[What you have to do] Faithfully return all lines, omitting every embedded picture.

[Material]
┌──

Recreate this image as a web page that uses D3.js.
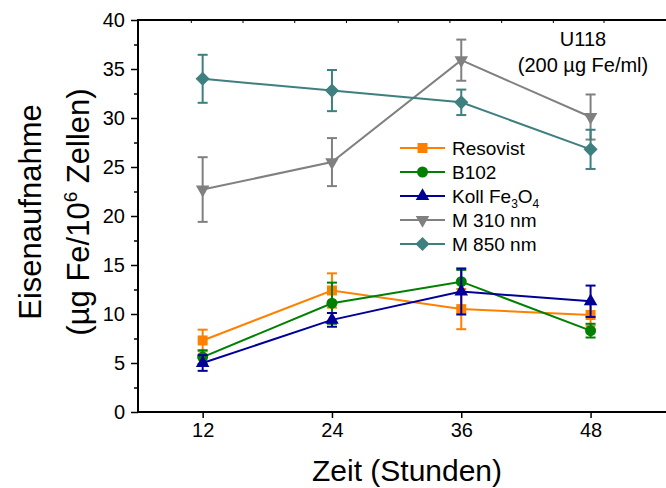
<!DOCTYPE html>
<html><head><meta charset="utf-8">
<script src="https://cdn.jsdelivr.net/npm/d3@7"></script>
<style>
html,body{margin:0;padding:0;background:#fff;}
text{font-family:"Liberation Sans",Arial,sans-serif;fill:#000;}
</style></head>
<body>
<script>
const hours = [12, 24, 36, 48];
const seriesNames = ["Resovist", "B102", "Koll Fe3O4", "M 310 nm", "M 850 nm"];
const resovist = [7.3, 12.4, 10.5, 9.9];
const resovistErr = [1.1, 1.75, 2.05, 1.1];
const b102 = [5.6, 11.1, 13.3, 8.3];
const b102Err = [0.7, 2.1, 1.2, 0.7];
const koll = [5.0, 9.4, 12.3, 11.3];
const kollErr = [0.8, 0.7, 2.35, 1.6];
const m310 = [22.7, 25.5, 35.9, 30.1];
const m310Err = [3.3, 2.45, 2.1, 2.3];
const m850 = [34.0, 32.8, 31.6, 26.8];
const m850Err = [2.45, 2.1, 1.3, 2.0];
const yTicks = [0, 5, 10, 15, 20, 25, 30, 35, 40];
const yMinorTicks = [2.5, 7.5, 12.5, 17.5, 22.5, 27.5, 32.5, 37.5];
const topTicks = [10.9, 15.7, 20.5, 25.3, 30.1, 34.9, 39.7, 44.5, 49.2];

const colors = ["#ff8000", "#008000", "#000099", "#808080", "#3e7f7f"];
const symbols = ["square", "circle", "triangle", "triangleDown", "diamond"];
const values = [resovist, b102, koll, m310, m850];
const errs = [resovistErr, b102Err, kollErr, m310Err, m850Err];

const W = 666, H = 488;
const svg = d3.select("body").append("svg").attr("width", W).attr("height", H);

const x = d3.scaleLinear().domain([6, 55]).range([138, 666]);
const y = d3.scaleLinear().domain([0, 40]).range([412, 20]);

function symPath(kind) {
  if (kind === "square") return d3.symbol(d3.symbolSquare, 100)();
  if (kind === "circle") return d3.symbol(d3.symbolCircle, 95)();
  if (kind === "triangle") return d3.symbol(d3.symbolTriangle, 80)();
  if (kind === "triangleDown") return d3.symbol(d3.symbolTriangle, 80)();
  if (kind === "diamond") return d3.symbol(d3.symbolSquare, 100)();
}
function symRot(kind) {
  if (kind === "triangleDown") return 180;
  if (kind === "diamond") return 45;
  return 0;
}

// axes
const gx = svg.append("g").attr("transform", "translate(0,412)")
  .call(d3.axisBottom(x).tickValues(hours).tickSize(6).tickPadding(5).tickFormat(d3.format("d")));
gx.select(".domain").remove();
gx.selectAll("line").attr("stroke", "#000").attr("stroke-width", 1.5);
gx.selectAll("text").style("font-size", "20px");

const gy = svg.append("g").attr("transform", "translate(138,0)")
  .call(d3.axisLeft(y).tickValues(yTicks).tickSize(7).tickPadding(6).tickFormat(d3.format("d")));
gy.select(".domain").remove();
gy.selectAll("line").attr("stroke", "#000").attr("stroke-width", 1.5);
gy.selectAll("text").style("font-size", "20px");

const gym = svg.append("g").attr("transform", "translate(138,0)")
  .call(d3.axisLeft(y).tickValues(yMinorTicks).tickSize(4).tickFormat(""));
gym.select(".domain").remove();
gym.selectAll("line").attr("stroke", "#000").attr("stroke-width", 1.5);

const gt = svg.append("g").attr("transform", "translate(0,20)")
  .call(d3.axisBottom(x).tickValues(topTicks).tickSize(3).tickFormat(""));
gt.select(".domain").remove();
gt.selectAll("line").attr("stroke", "#000").attr("stroke-width", 1);

// frame lines
svg.append("line").attr("x1", 138).attr("x2", 138).attr("y1", 19).attr("y2", 413).attr("stroke", "#000").attr("stroke-width", 2);
svg.append("line").attr("x1", 137).attr("x2", 666).attr("y1", 412).attr("y2", 412).attr("stroke", "#000").attr("stroke-width", 2);
svg.append("line").attr("x1", 137).attr("x2", 666).attr("y1", 20).attr("y2", 20).attr("stroke", "#000").attr("stroke-width", 2);

// series
const line = d3.line().x((d, i) => x(hours[i])).y(d => y(d));
values.forEach((vals, s) => {
  const g = svg.append("g");
  const c = colors[s];
  // error bars
  vals.forEach((v, i) => {
    const e = errs[s][i];
    const cx = x(hours[i]);
    g.append("line").attr("x1", cx).attr("x2", cx).attr("y1", y(v - e)).attr("y2", y(v + e))
      .attr("stroke", c).attr("stroke-width", 2);
    [v - e, v + e].forEach(t => {
      g.append("line").attr("x1", cx - 5).attr("x2", cx + 5).attr("y1", y(t)).attr("y2", y(t))
        .attr("stroke", c).attr("stroke-width", 2);
    });
  });
  g.append("path").attr("d", line(vals)).attr("fill", "none").attr("stroke", c).attr("stroke-width", 2);
  vals.forEach((v, i) => {
    g.append("path").attr("d", symPath(symbols[s]))
      .attr("transform", `translate(${x(hours[i])},${y(v)}) rotate(${symRot(symbols[s])})`)
      .attr("fill", c);
  });
});

// legend
const lg = svg.append("g");
seriesNames.forEach((name, s) => {
  const ly = 148 + s * 24;
  const c = colors[s];
  lg.append("line").attr("x1", 400).attr("x2", 445).attr("y1", ly).attr("y2", ly).attr("stroke", c).attr("stroke-width", 2);
  lg.append("path").attr("d", symPath(symbols[s]))
    .attr("transform", `translate(422.5,${ly}) rotate(${symRot(symbols[s])})`).attr("fill", c);
  const t = lg.append("text").attr("x", 452).attr("y", ly + 7).style("font-size", "19px");
  if (name === "Koll Fe3O4") {
    t.append("tspan").text("Koll Fe");
    t.append("tspan").text("3").attr("dy", 5).style("font-size", "12px");
    t.append("tspan").text("O").attr("dy", -5);
    t.append("tspan").text("4").attr("dy", 5).style("font-size", "12px");
  } else {
    t.text(name);
  }
});

// annotation
svg.append("text").attr("x", 583).attr("y", 46).attr("text-anchor", "middle").style("font-size", "20px").text("U118");
svg.append("text").attr("x", 583).attr("y", 72).attr("text-anchor", "middle").style("font-size", "20px").text("(200 µg Fe/ml)");

// axis titles
svg.append("text").attr("x", 407).attr("y", 481).attr("text-anchor", "middle").style("font-size", "30px").text("Zeit (Stunden)");
const yt = svg.append("g").attr("transform", "translate(0,212) rotate(-90)");
yt.append("text").attr("x", 0).attr("y", 41).attr("text-anchor", "middle").style("font-size", "31px").text("Eisenaufnahme");
const yt2 = yt.append("text").attr("x", 0).attr("y", 89).attr("text-anchor", "middle").style("font-size", "31px");
yt2.append("tspan").text("(µg Fe/10");
yt2.append("tspan").text("6").attr("dy", -12).style("font-size", "19px");
yt2.append("tspan").text(" Zellen)").attr("dy", 12);
</script>
</body></html>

└──

[Complete answer]
Recreate this image as a web page that uses D3.js.
<!DOCTYPE html>
<html><head><meta charset="utf-8">
<script src="https://cdn.jsdelivr.net/npm/d3@7"></script>
<style>
html,body{margin:0;padding:0;background:#fff;}
text{font-family:"Liberation Sans",Arial,sans-serif;fill:#000;}
</style></head>
<body>
<script>
const hours = [12, 24, 36, 48];
const seriesNames = ["Resovist", "B102", "Koll Fe3O4", "M 310 nm", "M 850 nm"];
const resovist = [7.3, 12.4, 10.5, 9.9];
const resovistErr = [1.1, 1.75, 2.05, 1.1];
const b102 = [5.6, 11.1, 13.3, 8.3];
const b102Err = [0.7, 2.1, 1.2, 0.7];
const koll = [5.0, 9.4, 12.3, 11.3];
const kollErr = [0.8, 0.7, 2.35, 1.6];
const m310 = [22.7, 25.5, 35.9, 30.1];
const m310Err = [3.3, 2.45, 2.1, 2.3];
const m850 = [34.0, 32.8, 31.6, 26.8];
const m850Err = [2.45, 2.1, 1.3, 2.0];
const yTicks = [0, 5, 10, 15, 20, 25, 30, 35, 40];
const yMinorTicks = [2.5, 7.5, 12.5, 17.5, 22.5, 27.5, 32.5, 37.5];
const topTicks = [10.9, 15.7, 20.5, 25.3, 30.1, 34.9, 39.7, 44.5, 49.2];

const colors = ["#ff8000", "#008000", "#000099", "#808080", "#3e7f7f"];
const symbols = ["square", "circle", "triangle", "triangleDown", "diamond"];
const values = [resovist, b102, koll, m310, m850];
const errs = [resovistErr, b102Err, kollErr, m310Err, m850Err];

const W = 666, H = 488;
const svg = d3.select("body").append("svg").attr("width", W).attr("height", H);

const x = d3.scaleLinear().domain([6, 55]).range([138, 666]);
const y = d3.scaleLinear().domain([0, 40]).range([412, 20]);

function symPath(kind) {
  if (kind === "square") return d3.symbol(d3.symbolSquare, 100)();
  if (kind === "circle") return d3.symbol(d3.symbolCircle, 95)();
  if (kind === "triangle") return d3.symbol(d3.symbolTriangle, 80)();
  if (kind === "triangleDown") return d3.symbol(d3.symbolTriangle, 80)();
  if (kind === "diamond") return d3.symbol(d3.symbolSquare, 100)();
}
function symRot(kind) {
  if (kind === "triangleDown") return 180;
  if (kind === "diamond") return 45;
  return 0;
}

// axes
const gx = svg.append("g").attr("transform", "translate(0,412)")
  .call(d3.axisBottom(x).tickValues(hours).tickSize(6).tickPadding(5).tickFormat(d3.format("d")));
gx.select(".domain").remove();
gx.selectAll("line").attr("stroke", "#000").attr("stroke-width", 1.5);
gx.selectAll("text").style("font-size", "20px");

const gy = svg.append("g").attr("transform", "translate(138,0)")
  .call(d3.axisLeft(y).tickValues(yTicks).tickSize(7).tickPadding(6).tickFormat(d3.format("d")));
gy.select(".domain").remove();
gy.selectAll("line").attr("stroke", "#000").attr("stroke-width", 1.5);
gy.selectAll("text").style("font-size", "20px");

const gym = svg.append("g").attr("transform", "translate(138,0)")
  .call(d3.axisLeft(y).tickValues(yMinorTicks).tickSize(4).tickFormat(""));
gym.select(".domain").remove();
gym.selectAll("line").attr("stroke", "#000").attr("stroke-width", 1.5);

const gt = svg.append("g").attr("transform", "translate(0,20)")
  .call(d3.axisBottom(x).tickValues(topTicks).tickSize(3).tickFormat(""));
gt.select(".domain").remove();
gt.selectAll("line").attr("stroke", "#000").attr("stroke-width", 1);

// frame lines
svg.append("line").attr("x1", 138).attr("x2", 138).attr("y1", 19).attr("y2", 413).attr("stroke", "#000").attr("stroke-width", 2);
svg.append("line").attr("x1", 137).attr("x2", 666).attr("y1", 412).attr("y2", 412).attr("stroke", "#000").attr("stroke-width", 2);
svg.append("line").attr("x1", 137).attr("x2", 666).attr("y1", 20).attr("y2", 20).attr("stroke", "#000").attr("stroke-width", 2);

// series
const line = d3.line().x((d, i) => x(hours[i])).y(d => y(d));
values.forEach((vals, s) => {
  const g = svg.append("g");
  const c = colors[s];
  // error bars
  vals.forEach((v, i) => {
    const e = errs[s][i];
    const cx = x(hours[i]);
    g.append("line").attr("x1", cx).attr("x2", cx).attr("y1", y(v - e)).attr("y2", y(v + e))
      .attr("stroke", c).attr("stroke-width", 2);
    [v - e, v + e].forEach(t => {
      g.append("line").attr("x1", cx - 5).attr("x2", cx + 5).attr("y1", y(t)).attr("y2", y(t))
        .attr("stroke", c).attr("stroke-width", 2);
    });
  });
  g.append("path").attr("d", line(vals)).attr("fill", "none").attr("stroke", c).attr("stroke-width", 2);
  vals.forEach((v, i) => {
    g.append("path").attr("d", symPath(symbols[s]))
      .attr("transform", `translate(${x(hours[i])},${y(v)}) rotate(${symRot(symbols[s])})`)
      .attr("fill", c);
  });
});

// legend
const lg = svg.append("g");
seriesNames.forEach((name, s) => {
  const ly = 148 + s * 24;
  const c = colors[s];
  lg.append("line").attr("x1", 400).attr("x2", 445).attr("y1", ly).attr("y2", ly).attr("stroke", c).attr("stroke-width", 2);
  lg.append("path").attr("d", symPath(symbols[s]))
    .attr("transform", `translate(422.5,${ly}) rotate(${symRot(symbols[s])})`).attr("fill", c);
  const t = lg.append("text").attr("x", 452).attr("y", ly + 7).style("font-size", "19px");
  if (name === "Koll Fe3O4") {
    t.append("tspan").text("Koll Fe");
    t.append("tspan").text("3").attr("dy", 5).style("font-size", "12px");
    t.append("tspan").text("O").attr("dy", -5);
    t.append("tspan").text("4").attr("dy", 5).style("font-size", "12px");
  } else {
    t.text(name);
  }
});

// annotation
svg.append("text").attr("x", 583).attr("y", 46).attr("text-anchor", "middle").style("font-size", "20px").text("U118");
svg.append("text").attr("x", 583).attr("y", 72).attr("text-anchor", "middle").style("font-size", "20px").text("(200 µg Fe/ml)");

// axis titles
svg.append("text").attr("x", 407).attr("y", 481).attr("text-anchor", "middle").style("font-size", "30px").text("Zeit (Stunden)");
const yt = svg.append("g").attr("transform", "translate(0,212) rotate(-90)");
yt.append("text").attr("x", 0).attr("y", 41).attr("text-anchor", "middle").style("font-size", "31px").text("Eisenaufnahme");
const yt2 = yt.append("text").attr("x", 0).attr("y", 89).attr("text-anchor", "middle").style("font-size", "31px");
yt2.append("tspan").text("(µg Fe/10");
yt2.append("tspan").text("6").attr("dy", -12).style("font-size", "19px");
yt2.append("tspan").text(" Zellen)").attr("dy", 12);
</script>
</body></html>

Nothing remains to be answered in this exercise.